===== Information shown =====
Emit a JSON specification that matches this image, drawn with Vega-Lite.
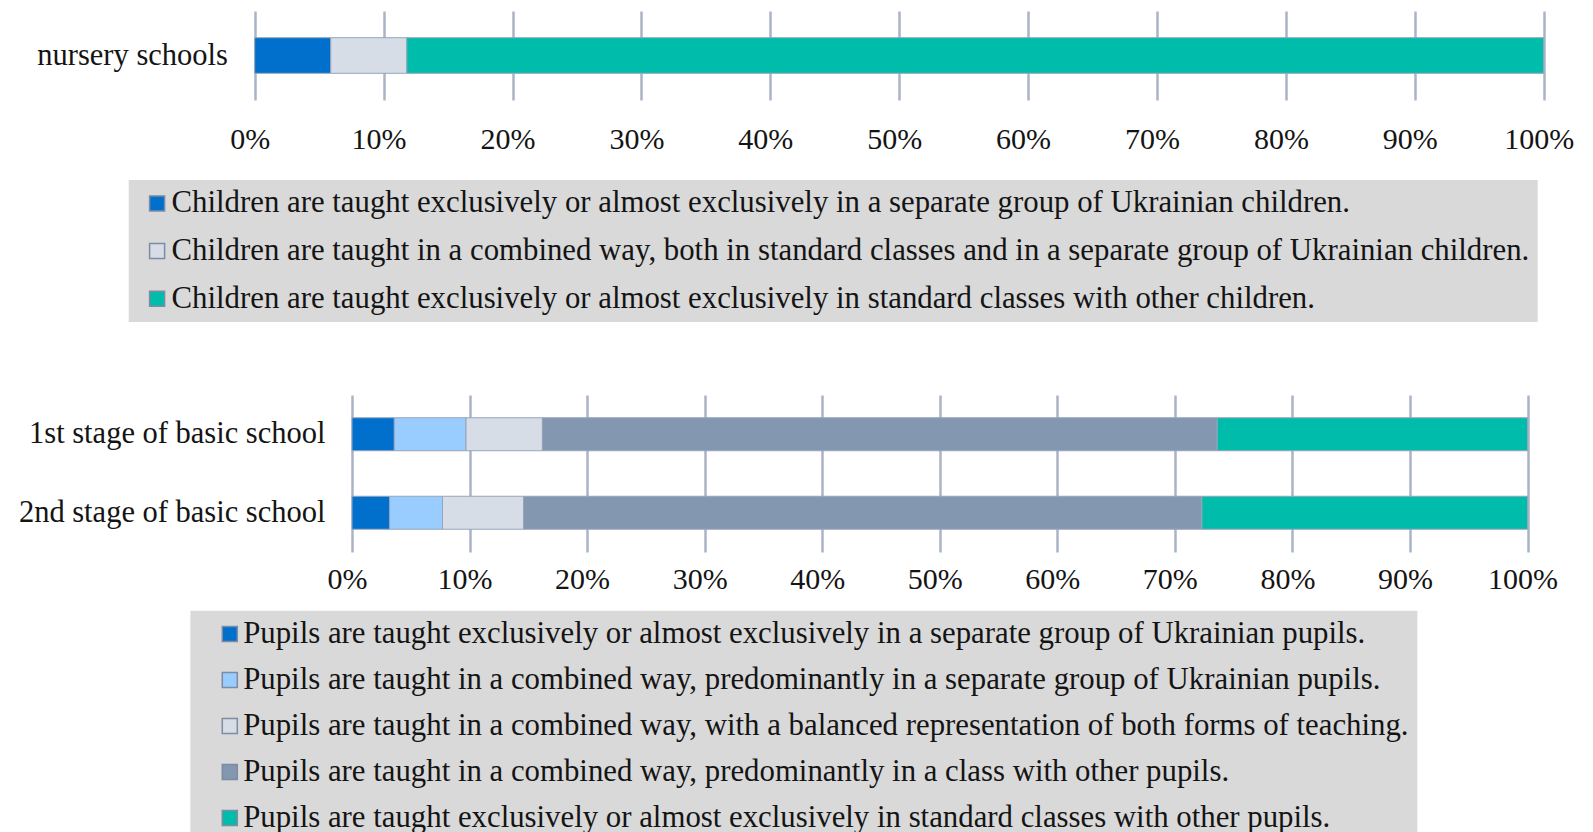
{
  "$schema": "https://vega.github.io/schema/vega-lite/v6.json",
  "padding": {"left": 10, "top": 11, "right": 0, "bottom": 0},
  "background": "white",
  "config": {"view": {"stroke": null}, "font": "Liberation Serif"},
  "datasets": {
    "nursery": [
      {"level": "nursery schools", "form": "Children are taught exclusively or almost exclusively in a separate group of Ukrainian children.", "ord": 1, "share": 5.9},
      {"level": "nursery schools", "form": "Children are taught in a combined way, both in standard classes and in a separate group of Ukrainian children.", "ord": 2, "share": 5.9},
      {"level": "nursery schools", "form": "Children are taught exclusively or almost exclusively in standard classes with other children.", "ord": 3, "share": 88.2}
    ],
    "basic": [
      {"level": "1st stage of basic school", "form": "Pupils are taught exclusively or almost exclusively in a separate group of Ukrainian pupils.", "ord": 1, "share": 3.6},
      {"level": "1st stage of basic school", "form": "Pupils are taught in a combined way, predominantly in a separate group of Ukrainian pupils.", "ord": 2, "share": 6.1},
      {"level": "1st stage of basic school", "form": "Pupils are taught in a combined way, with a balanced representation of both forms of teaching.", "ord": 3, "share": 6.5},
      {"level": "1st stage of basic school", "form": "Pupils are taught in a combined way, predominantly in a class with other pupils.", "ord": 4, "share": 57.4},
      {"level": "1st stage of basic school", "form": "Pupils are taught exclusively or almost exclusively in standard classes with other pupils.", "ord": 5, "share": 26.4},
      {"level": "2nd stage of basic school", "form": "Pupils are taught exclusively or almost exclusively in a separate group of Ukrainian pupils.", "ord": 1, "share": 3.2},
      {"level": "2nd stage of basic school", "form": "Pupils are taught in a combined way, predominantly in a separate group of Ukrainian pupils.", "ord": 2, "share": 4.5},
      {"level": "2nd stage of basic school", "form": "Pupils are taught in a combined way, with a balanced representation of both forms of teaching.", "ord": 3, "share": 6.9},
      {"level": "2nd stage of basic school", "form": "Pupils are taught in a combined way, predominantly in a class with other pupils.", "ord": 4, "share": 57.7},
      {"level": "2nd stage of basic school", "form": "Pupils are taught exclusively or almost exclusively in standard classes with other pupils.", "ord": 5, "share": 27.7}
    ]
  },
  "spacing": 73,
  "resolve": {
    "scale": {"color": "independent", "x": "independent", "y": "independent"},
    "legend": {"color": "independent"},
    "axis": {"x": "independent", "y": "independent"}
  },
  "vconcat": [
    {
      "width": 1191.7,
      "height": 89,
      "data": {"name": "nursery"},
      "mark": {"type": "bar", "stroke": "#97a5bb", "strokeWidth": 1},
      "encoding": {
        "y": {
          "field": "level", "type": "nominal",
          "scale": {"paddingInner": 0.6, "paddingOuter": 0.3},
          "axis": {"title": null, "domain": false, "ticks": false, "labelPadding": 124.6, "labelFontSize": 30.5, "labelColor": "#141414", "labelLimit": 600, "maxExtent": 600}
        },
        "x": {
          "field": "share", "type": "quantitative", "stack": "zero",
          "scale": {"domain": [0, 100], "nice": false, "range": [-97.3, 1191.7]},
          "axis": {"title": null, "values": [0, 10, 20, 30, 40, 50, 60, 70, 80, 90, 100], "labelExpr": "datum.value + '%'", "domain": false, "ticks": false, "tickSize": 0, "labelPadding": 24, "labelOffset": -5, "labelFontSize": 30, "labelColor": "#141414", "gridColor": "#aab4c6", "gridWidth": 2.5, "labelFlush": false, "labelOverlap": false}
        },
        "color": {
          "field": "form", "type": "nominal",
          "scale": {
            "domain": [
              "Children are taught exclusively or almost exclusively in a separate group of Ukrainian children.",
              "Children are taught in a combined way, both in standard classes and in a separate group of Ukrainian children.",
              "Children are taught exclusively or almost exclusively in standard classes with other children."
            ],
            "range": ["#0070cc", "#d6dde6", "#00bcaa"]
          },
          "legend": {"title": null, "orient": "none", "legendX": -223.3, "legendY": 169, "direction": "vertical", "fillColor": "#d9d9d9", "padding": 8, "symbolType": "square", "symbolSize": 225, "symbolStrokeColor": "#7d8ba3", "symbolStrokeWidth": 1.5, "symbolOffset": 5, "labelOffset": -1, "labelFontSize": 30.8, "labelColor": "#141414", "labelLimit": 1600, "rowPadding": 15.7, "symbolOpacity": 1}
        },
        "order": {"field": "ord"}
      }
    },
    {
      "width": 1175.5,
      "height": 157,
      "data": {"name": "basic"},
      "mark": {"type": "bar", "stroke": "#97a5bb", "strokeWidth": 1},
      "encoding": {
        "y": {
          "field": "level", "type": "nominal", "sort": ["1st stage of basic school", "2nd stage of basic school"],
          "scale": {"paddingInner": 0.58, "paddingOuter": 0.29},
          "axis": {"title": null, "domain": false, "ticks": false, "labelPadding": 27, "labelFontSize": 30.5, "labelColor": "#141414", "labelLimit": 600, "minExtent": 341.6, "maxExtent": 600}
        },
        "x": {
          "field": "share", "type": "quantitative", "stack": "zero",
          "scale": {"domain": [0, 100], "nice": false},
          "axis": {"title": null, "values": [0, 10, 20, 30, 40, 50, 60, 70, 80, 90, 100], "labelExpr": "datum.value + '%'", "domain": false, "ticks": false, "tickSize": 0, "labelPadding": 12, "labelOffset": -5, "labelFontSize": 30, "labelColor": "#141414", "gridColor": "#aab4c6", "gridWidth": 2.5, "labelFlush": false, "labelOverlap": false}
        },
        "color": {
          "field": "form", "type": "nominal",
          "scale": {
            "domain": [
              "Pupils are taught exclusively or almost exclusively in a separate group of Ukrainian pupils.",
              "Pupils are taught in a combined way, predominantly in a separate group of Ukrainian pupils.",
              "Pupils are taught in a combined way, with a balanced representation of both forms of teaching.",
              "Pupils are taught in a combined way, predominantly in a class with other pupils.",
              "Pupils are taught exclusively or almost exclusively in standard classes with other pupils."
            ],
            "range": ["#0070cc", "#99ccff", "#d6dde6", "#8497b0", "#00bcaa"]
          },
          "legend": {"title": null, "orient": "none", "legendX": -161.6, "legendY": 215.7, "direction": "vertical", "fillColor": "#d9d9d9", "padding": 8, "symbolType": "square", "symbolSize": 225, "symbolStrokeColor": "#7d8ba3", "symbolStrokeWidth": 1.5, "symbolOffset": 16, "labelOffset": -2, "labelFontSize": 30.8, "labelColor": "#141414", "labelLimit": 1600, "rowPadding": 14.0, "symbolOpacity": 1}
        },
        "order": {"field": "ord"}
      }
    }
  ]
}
=====
■ Written request ■
Without including any pictures, reproduce the listing exactly.

■ Answer to this task ■
Emit a JSON specification that matches this image, drawn with Vega-Lite.
{
  "$schema": "https://vega.github.io/schema/vega-lite/v6.json",
  "padding": {"left": 10, "top": 11, "right": 0, "bottom": 0},
  "background": "white",
  "config": {"view": {"stroke": null}, "font": "Liberation Serif"},
  "datasets": {
    "nursery": [
      {"level": "nursery schools", "form": "Children are taught exclusively or almost exclusively in a separate group of Ukrainian children.", "ord": 1, "share": 5.9},
      {"level": "nursery schools", "form": "Children are taught in a combined way, both in standard classes and in a separate group of Ukrainian children.", "ord": 2, "share": 5.9},
      {"level": "nursery schools", "form": "Children are taught exclusively or almost exclusively in standard classes with other children.", "ord": 3, "share": 88.2}
    ],
    "basic": [
      {"level": "1st stage of basic school", "form": "Pupils are taught exclusively or almost exclusively in a separate group of Ukrainian pupils.", "ord": 1, "share": 3.6},
      {"level": "1st stage of basic school", "form": "Pupils are taught in a combined way, predominantly in a separate group of Ukrainian pupils.", "ord": 2, "share": 6.1},
      {"level": "1st stage of basic school", "form": "Pupils are taught in a combined way, with a balanced representation of both forms of teaching.", "ord": 3, "share": 6.5},
      {"level": "1st stage of basic school", "form": "Pupils are taught in a combined way, predominantly in a class with other pupils.", "ord": 4, "share": 57.4},
      {"level": "1st stage of basic school", "form": "Pupils are taught exclusively or almost exclusively in standard classes with other pupils.", "ord": 5, "share": 26.4},
      {"level": "2nd stage of basic school", "form": "Pupils are taught exclusively or almost exclusively in a separate group of Ukrainian pupils.", "ord": 1, "share": 3.2},
      {"level": "2nd stage of basic school", "form": "Pupils are taught in a combined way, predominantly in a separate group of Ukrainian pupils.", "ord": 2, "share": 4.5},
      {"level": "2nd stage of basic school", "form": "Pupils are taught in a combined way, with a balanced representation of both forms of teaching.", "ord": 3, "share": 6.9},
      {"level": "2nd stage of basic school", "form": "Pupils are taught in a combined way, predominantly in a class with other pupils.", "ord": 4, "share": 57.7},
      {"level": "2nd stage of basic school", "form": "Pupils are taught exclusively or almost exclusively in standard classes with other pupils.", "ord": 5, "share": 27.7}
    ]
  },
  "spacing": 73,
  "resolve": {
    "scale": {"color": "independent", "x": "independent", "y": "independent"},
    "legend": {"color": "independent"},
    "axis": {"x": "independent", "y": "independent"}
  },
  "vconcat": [
    {
      "width": 1191.7,
      "height": 89,
      "data": {"name": "nursery"},
      "mark": {"type": "bar", "stroke": "#97a5bb", "strokeWidth": 1},
      "encoding": {
        "y": {
          "field": "level", "type": "nominal",
          "scale": {"paddingInner": 0.6, "paddingOuter": 0.3},
          "axis": {"title": null, "domain": false, "ticks": false, "labelPadding": 124.6, "labelFontSize": 30.5, "labelColor": "#141414", "labelLimit": 600, "maxExtent": 600}
        },
        "x": {
          "field": "share", "type": "quantitative", "stack": "zero",
          "scale": {"domain": [0, 100], "nice": false, "range": [-97.3, 1191.7]},
          "axis": {"title": null, "values": [0, 10, 20, 30, 40, 50, 60, 70, 80, 90, 100], "labelExpr": "datum.value + '%'", "domain": false, "ticks": false, "tickSize": 0, "labelPadding": 24, "labelOffset": -5, "labelFontSize": 30, "labelColor": "#141414", "gridColor": "#aab4c6", "gridWidth": 2.5, "labelFlush": false, "labelOverlap": false}
        },
        "color": {
          "field": "form", "type": "nominal",
          "scale": {
            "domain": [
              "Children are taught exclusively or almost exclusively in a separate group of Ukrainian children.",
              "Children are taught in a combined way, both in standard classes and in a separate group of Ukrainian children.",
              "Children are taught exclusively or almost exclusively in standard classes with other children."
            ],
            "range": ["#0070cc", "#d6dde6", "#00bcaa"]
          },
          "legend": {"title": null, "orient": "none", "legendX": -223.3, "legendY": 169, "direction": "vertical", "fillColor": "#d9d9d9", "padding": 8, "symbolType": "square", "symbolSize": 225, "symbolStrokeColor": "#7d8ba3", "symbolStrokeWidth": 1.5, "symbolOffset": 5, "labelOffset": -1, "labelFontSize": 30.8, "labelColor": "#141414", "labelLimit": 1600, "rowPadding": 15.7, "symbolOpacity": 1}
        },
        "order": {"field": "ord"}
      }
    },
    {
      "width": 1175.5,
      "height": 157,
      "data": {"name": "basic"},
      "mark": {"type": "bar", "stroke": "#97a5bb", "strokeWidth": 1},
      "encoding": {
        "y": {
          "field": "level", "type": "nominal", "sort": ["1st stage of basic school", "2nd stage of basic school"],
          "scale": {"paddingInner": 0.58, "paddingOuter": 0.29},
          "axis": {"title": null, "domain": false, "ticks": false, "labelPadding": 27, "labelFontSize": 30.5, "labelColor": "#141414", "labelLimit": 600, "minExtent": 341.6, "maxExtent": 600}
        },
        "x": {
          "field": "share", "type": "quantitative", "stack": "zero",
          "scale": {"domain": [0, 100], "nice": false},
          "axis": {"title": null, "values": [0, 10, 20, 30, 40, 50, 60, 70, 80, 90, 100], "labelExpr": "datum.value + '%'", "domain": false, "ticks": false, "tickSize": 0, "labelPadding": 12, "labelOffset": -5, "labelFontSize": 30, "labelColor": "#141414", "gridColor": "#aab4c6", "gridWidth": 2.5, "labelFlush": false, "labelOverlap": false}
        },
        "color": {
          "field": "form", "type": "nominal",
          "scale": {
            "domain": [
              "Pupils are taught exclusively or almost exclusively in a separate group of Ukrainian pupils.",
              "Pupils are taught in a combined way, predominantly in a separate group of Ukrainian pupils.",
              "Pupils are taught in a combined way, with a balanced representation of both forms of teaching.",
              "Pupils are taught in a combined way, predominantly in a class with other pupils.",
              "Pupils are taught exclusively or almost exclusively in standard classes with other pupils."
            ],
            "range": ["#0070cc", "#99ccff", "#d6dde6", "#8497b0", "#00bcaa"]
          },
          "legend": {"title": null, "orient": "none", "legendX": -161.6, "legendY": 215.7, "direction": "vertical", "fillColor": "#d9d9d9", "padding": 8, "symbolType": "square", "symbolSize": 225, "symbolStrokeColor": "#7d8ba3", "symbolStrokeWidth": 1.5, "symbolOffset": 16, "labelOffset": -2, "labelFontSize": 30.8, "labelColor": "#141414", "labelLimit": 1600, "rowPadding": 14.0, "symbolOpacity": 1}
        },
        "order": {"field": "ord"}
      }
    }
  ]
}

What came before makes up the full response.